We simply cannot keep on this way.  If we do, we will force one another from the rock of current social arrangements. And for as long as the rest of us insist on clinging to that rock, hoping for a miracle rescue, millions of our fellow travelers will experience devastating consequences, as services shrink and costs explode. And we will not sink alone, but will take the fabric of society with us, as essential and important investments in healthy children and a healthy economy become impossible.

Even worse, if we fail to  tackle the challenges of right-sizing services for a much larger population of very old people, we are likely to be forced to   pick and choose who to pull from the river,and who to leave behind. We could attempt to sustain the illusion of helping some by providing the existing supports and services to an ever- shrinking percentage of those in need, while learning to accept that others will not have adequate housing, food, and health care.

That path is unacceptable.

Who among us wants to be saved from suffering and destitution while our friends and loved ones are swept away? Tradition and culture guarantee that we are all in this together. We will have to take our chances, jump in, and swim to a safer but unknown shore, despite our fears and uncertainty about what we might encounter.

We did not, of course, plan for this journey with the idea that we would wind up stuck on a rock in an increasingly threatening environment.  Decades ago, we designed a health care system that was well-suited to the needs and realities of those times. But circumstances have changed, and our systems must now change, too.

The first jump is to understand  a new set of facts and develop a new set of understandings. We can build our future in a way that treats us all fairly as we age, and achievesreliability and efficiency. Success is possible. We can get through the next fifty years of a rapidly aging society, having cared well for one another, and having avoided slowing our overall economic development.

However, the journey will entail some risks, and failing to get underway will only make it harder to succeed. When I plunged into the rapids, I had some strengths to build on. I could swim; I wore a helmet; and my loved ones were cheering me on. I  successful re-emerged on shore. And so too, our society  will improve our chances of navigating to the other side if we build on  our strengths, marshall our resources, deliberately plan for what’s ahead, and encourage and support one another along the way.  We may occasionally wash up in a spot that turns out not to be the best, but we can learn from that, and move on.
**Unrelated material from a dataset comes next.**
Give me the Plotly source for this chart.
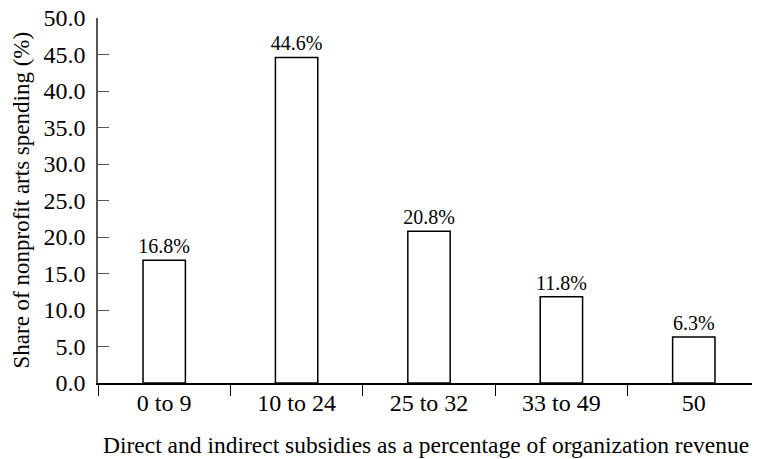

Doing nothing, we can continue to tread water and keep afloat a while longer. But eventually, even that hard work will fail.

 

We have a long national tradition of joining forces to solve seemingly intractable problems and challenges. We have never shied from taking on threats to our health, well-being, and security. And although the facts of aging seem so remote, so far away, the risks inherent in doing nothing are hitting us even now. One by one, family by family, we need to jump in and swim.